Sri Lanka can comfortably accommodate all essential imports plus non-essential goods without any disruption or shortages from the inflows envisaged, according to Central Bank Governor Ajith Nivard Cabraal.


According to Cabraal, the rationale behind the recent move to broad base the financing of essential imports such as oil, coal and other items among licensed banks in proportion to their inflows, without confining only to the two state banks, is to ensure that all essential goods are given priority, as the recent import numbers suggest that the country has a comfortable margin to meet all such imports. 


Sri Lanka on January 20 decided to distribute the financing of essential import bills for fuel purchases among licensed banks in proportion to their foreign exchange inflows as part of a broad package of tools to ease the pressing foreign exchange conditions at present.  

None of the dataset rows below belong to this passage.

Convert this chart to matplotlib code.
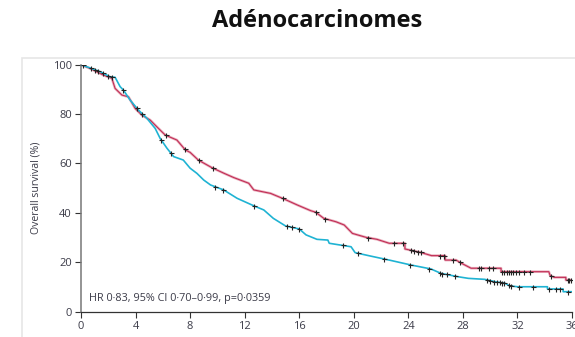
import numpy as np
import matplotlib
matplotlib.use("Agg")
import matplotlib.pyplot as plt
from matplotlib.patches import Rectangle

# Kaplan-Meier curves (months, % surviving)
red_t = [0, 0.66, 1.64, 2.26, 2.5, 3.0, 3.48, 3.97, 4.46, 5.07, 5.68, 6.18, 7.03, 7.65,
         8.0, 8.6, 9.6, 10.5, 11.2, 12.3, 12.67, 13.9, 14.9, 15.86, 16.84, 17.2, 17.8,
         18.7, 19.3, 19.9, 20.9, 21.7, 22.6, 23.75, 23.75, 24.9, 25.7, 26.7, 26.7, 27.5,
         27.9, 28.6, 30.8, 30.8, 34.3, 34.4, 34.7, 35.55, 35.55, 36]
red_s = [100, 98.5, 95.8, 94.5, 90.4, 87.7, 87.0, 82.3, 79.6, 77.6, 74.2, 71.5, 69.5, 65.5,
         64.5, 61.4, 58.3, 56.0, 54.3, 52.0, 49.3, 47.9, 45.6, 43.2, 40.9, 40.3, 37.8,
         36.4, 35.1, 31.7, 30.1, 29.3, 27.7, 27.7, 25.4, 24.0, 22.7, 22.7, 20.9, 20.9,
         19.6, 17.6, 17.6, 16.2, 16.2, 14.6, 13.9, 13.9, 12.8, 12.8]

cyan_t = [0, 1.4, 2.13, 2.5, 2.87, 3.1, 3.6, 4.2, 4.83, 5.44, 5.8, 6.3, 6.79, 7.5, 8.0,
          8.5, 9.0, 9.5, 10.46, 11.45, 12.7, 13.4, 14.1, 15.0, 16.0, 16.5, 17.3, 18.1,
          18.2, 19.8, 20.1, 21.25, 22.6, 24.2, 25.66, 26.4, 27.6, 28.4, 29.6, 30.4, 31.1,
          31.4, 32.0, 34.2, 34.2, 35.35, 35.35, 36]
cyan_s = [100, 97.2, 95.1, 94.9, 91.1, 89.8, 85.7, 81.7, 78.3, 74.2, 70.2, 66.2, 62.8,
          61.4, 58.1, 56.0, 53.3, 51.3, 49.3, 45.9, 42.8, 41.2, 37.8, 34.7, 33.5, 31.1,
          29.3, 29.0, 27.7, 26.3, 23.9, 22.5, 20.9, 18.9, 17.3, 15.5, 14.2, 13.5, 13.1,
          12.1, 11.5, 10.5, 10.1, 10.1, 9.2, 9.2, 8.1, 8.1]

# Censoring times
red_cens = [6.2, 7.6, 8.65, 9.7, 14.8, 17.2, 17.9, 21.05, 22.95, 23.6, 24.2, 24.4, 24.7,
            24.9, 26.3, 26.6, 27.3, 27.8, 29.2, 29.3, 29.9, 30.2, 30.9, 31.05, 31.2, 31.35,
            31.5, 31.7, 31.9, 32.1, 32.45, 32.9, 34.45, 35.7, 35.8, 35.9]
cyan_cens = [0.15, 0.7, 1.03, 1.27, 1.64, 2.0, 2.26, 3.1, 4.1, 4.5, 5.9, 6.6, 9.85, 10.4,
             12.7, 15.1, 15.5, 16.0, 19.2, 20.3, 22.2, 24.1, 25.5, 26.3, 26.5, 26.8, 27.4,
             29.8, 30.0, 30.3, 30.5, 30.7, 30.9, 31.05, 31.35, 31.55, 32.15, 33.15, 34.3,
             34.8, 35.1, 35.7]

x_ticks = [0, 4, 8, 12, 16, 20, 24, 28, 32, 36]
y_ticks = [0, 20, 40, 60, 80, 100]
title = "Adénocarcinomes"
ylabel = "Overall survival (%)"
note = "HR 0·83, 95% CI 0·70–0·99, p=0·0359"

RED_CORE = "#c12d55"
RED_HALO = "#eab3c0"
CYAN = "#1fb3d3"
TXT = "#3b3b48"

plt.rcParams["font.family"] = ["Open Sans", "DejaVu Sans"]

fig = plt.figure(figsize=(5.75, 3.37), dpi=100)
fig.patch.set_facecolor("white")

# card outline behind the plot
card = Rectangle((22 / 575, -0.1), 1.2, (337 - 58) / 337 + 0.1,
                 transform=fig.transFigure, facecolor="white",
                 edgecolor="#e6e6e6", lw=1.2, zorder=-5)
fig.patches.append(card)

fig.text(317 / 575, 1 - 21 / 337, title, ha="center", va="center",
         fontsize=17, fontweight="bold", family=["Open Sans", "DejaVu Sans"], color="#111111")

ax = fig.add_axes([81 / 575, 1 - 311.7 / 337, (572 - 81) / 575, (311.7 - 64.7) / 337])
ax.set_zorder(5)
ax.set_facecolor("none")

ax.plot(red_t, red_s, color=RED_HALO, lw=1.9, zorder=2)
ax.plot(red_t, red_s, color=RED_CORE, lw=0.8, zorder=3)
ax.plot(cyan_t, cyan_s, color=CYAN, lw=1.2, zorder=3)

ax.plot(red_cens, np.interp(red_cens, red_t, red_s), ls="none", marker="+",
        ms=3.6, mew=0.8, color="#222222", zorder=4)
ax.plot(cyan_cens, np.interp(cyan_cens, cyan_t, cyan_s), ls="none", marker="+",
        ms=3.6, mew=0.8, color="#222222", zorder=4)

ax.set_xlim(0, 36)
ax.set_ylim(0, 100)
ax.set_xticks(x_ticks)
ax.set_yticks(y_ticks)
for s in ("top", "right"):
    ax.spines[s].set_visible(False)
ax.spines["left"].set_color("#777777")
ax.spines["left"].set_linewidth(1.1)
ax.spines["bottom"].set_color("#333333")
ax.spines["bottom"].set_linewidth(0.9)
ax.tick_params(axis="both", direction="out", length=4.5, width=0.8, color="#333333",
               labelsize=8, labelcolor=TXT, pad=2)

ax.set_ylabel(ylabel, fontsize=7.6, color=TXT, labelpad=8)
ax.text(0.6, 3.2, note, fontsize=7.8, color=TXT, ha="left", va="bottom")

fig.savefig("out.png", dpi=100, facecolor="white")
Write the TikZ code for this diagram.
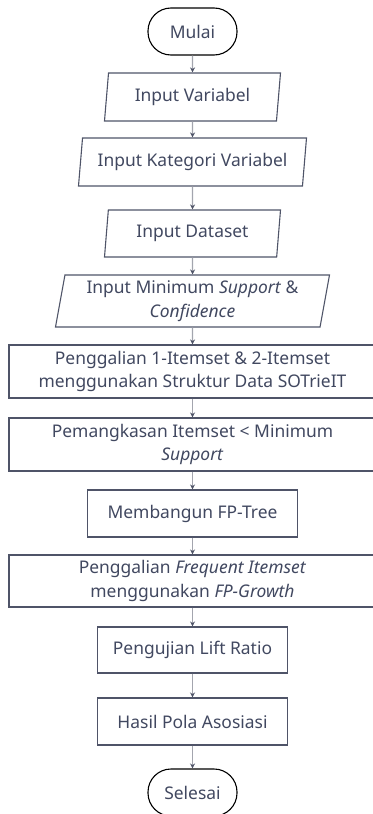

“Last year we saw US $ 21.5 billion worth of items being imported. So, that is a comfortable number to have accommodated the essentials,” Cabraal said. 


“So, the fact that there were some concerns about essentials means that, before the essentials were met, non-essentials were also being imported. If you go to some of the supermarkets, you would probably see some items, which are not absolutely essential. But oil is, at the same time coal is, essential in order to generate electricity,” he said explaining the reasons behind the recent move.  The 2021 merchandise imports expenditure of US $ 21.5 was the highest ever recorded by Sri Lanka, reflecting booming imports even amid a languishing economy. 


Until recently, the essentials such as oil, coal and the likes were funded by the foreign exchange released by the two state banks. But with other licensed banks also coming in, the Central Bank is of the belief that it will provide a comfortable passage for essential imports to flow through while making sure that everybody plays its part at this challenging time. 


“We have had a discussion with the bankers and we have reached agreements where they will also take part in the essential items so that we do not provide that only to the two state banks. All will take part in it so that the essentials are hereafter given first priority. After that, the others can be imported,” Cabraal said.


He estimates the essential imports would come to about a third of the total inflows generated from merchandise exports, remittances and other services inflows.  “We don’t want to see a situation where we have to struggle for essentials and all other non-essentials are there. I don’t think any of you would like to see that happening,” he said.